Las Vegas-originating multi-city tour

Outbound program originating from a Las Vegas base — advance work in destination cities, secure ground at each, hotel and venue oversight, return-side Las Vegas arrival.

/ Leisure

Family destination travel program

Family leisure travel originating from a Las Vegas base — itinerary advance, in-country partner coordination where international, on-the-ground oversight, return arrival.

Nevada Licensing

How Nevada licensure supports full-trip oversight.

Travel logistics frequently crosses state lines, and the operational complexity of a multi-city engagement comes from licensing as much as from any other factor. In Nevada, DAW Security holds license PILB 2046 directly, which means the firm can perform protective work and coordinate secure transportation in-state under its own authority — rather than handing the trip off to a subcontractor at the state border.

For a trip that begins or ends in Nevada, the practical effect is that the firm coordinating the planning, the advance work, the airport handoffs, and the in-state movements is also the firm licensed to execute them. One engagement letter, one operations principal, one accountability chain.

PILB 2046 Nevada Private Investigator's Licensing Board · Active
Common Questions — Nevada Travel Logistics

Answers specific to Nevada.

What does 'travel logistics' include that 'secure transportation' doesn't?

Secure transportation is the vehicle, the driver, and the protective coverage during a movement. Travel logistics is the operational layer above that — the advance work, the venue and vendor vetting, the multi-city coordination, the integration of transportation with hotel and meeting-venue planning, and the documentation back through whatever channel the family office or corporate office requires. For a single-city movement, secure transportation may be the whole engagement. For a multi-city or international trip, travel logistics is the framework that holds it together.

How does DAW handle international travel originating in Nevada?

International travel is coordinated through vetted in-country partners with direct DAW oversight on the trip itself. The standards required for international close-protection partners are high enough that DAW does not extend the network casually — for existing domestic clients in Nevada, international coverage is available on a select-engagement basis with adequate lead time. The Nevada-side advance work and arrival/departure coordination is handled under DAW's direct license PILB 2046.

Is travel logistics a separate engagement from executive protection or secure transportation?

It can be either.
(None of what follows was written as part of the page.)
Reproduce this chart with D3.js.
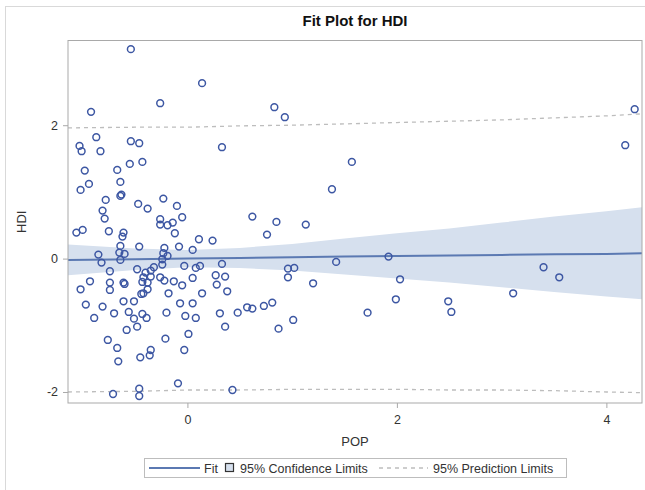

For some clients, travel logistics is the full engagement — DAW coordinates the trip, the vendors, and the on-the-ground oversight, and the protective coverage is layered in at appropriate points. For others, travel logistics is a planning function that sits on top of an existing executive protection or secure transportation relationship. The engagement letter is built around what the Nevada principal actually needs, not a standard package.

What's the typical lead time for a multi-city travel program from Nevada?

For an existing client with a known operating profile, three to four weeks of lead time is comfortable for a domestic multi-city program — long enough for proper advance work in each destination city. For international programs the lead time is typically longer (six to eight weeks) because vendor vetting and in-country partner coordination requires more runway. Same-week and same-day stand-up is possible for compact engagements with existing relationships.

Does DAW coordinate with our internal corporate travel office or executive assistant?

Yes — almost always. The corporate travel office or executive assistant typically owns the schedule; DAW owns the protective, transportation, and on-the-ground logistics layer that sits on top of it. We receive the itinerary, layer the relevant coverage in, coordinate vendor handoffs at each leg, and communicate any modifications back through the corporate channel rather than directly with the principal.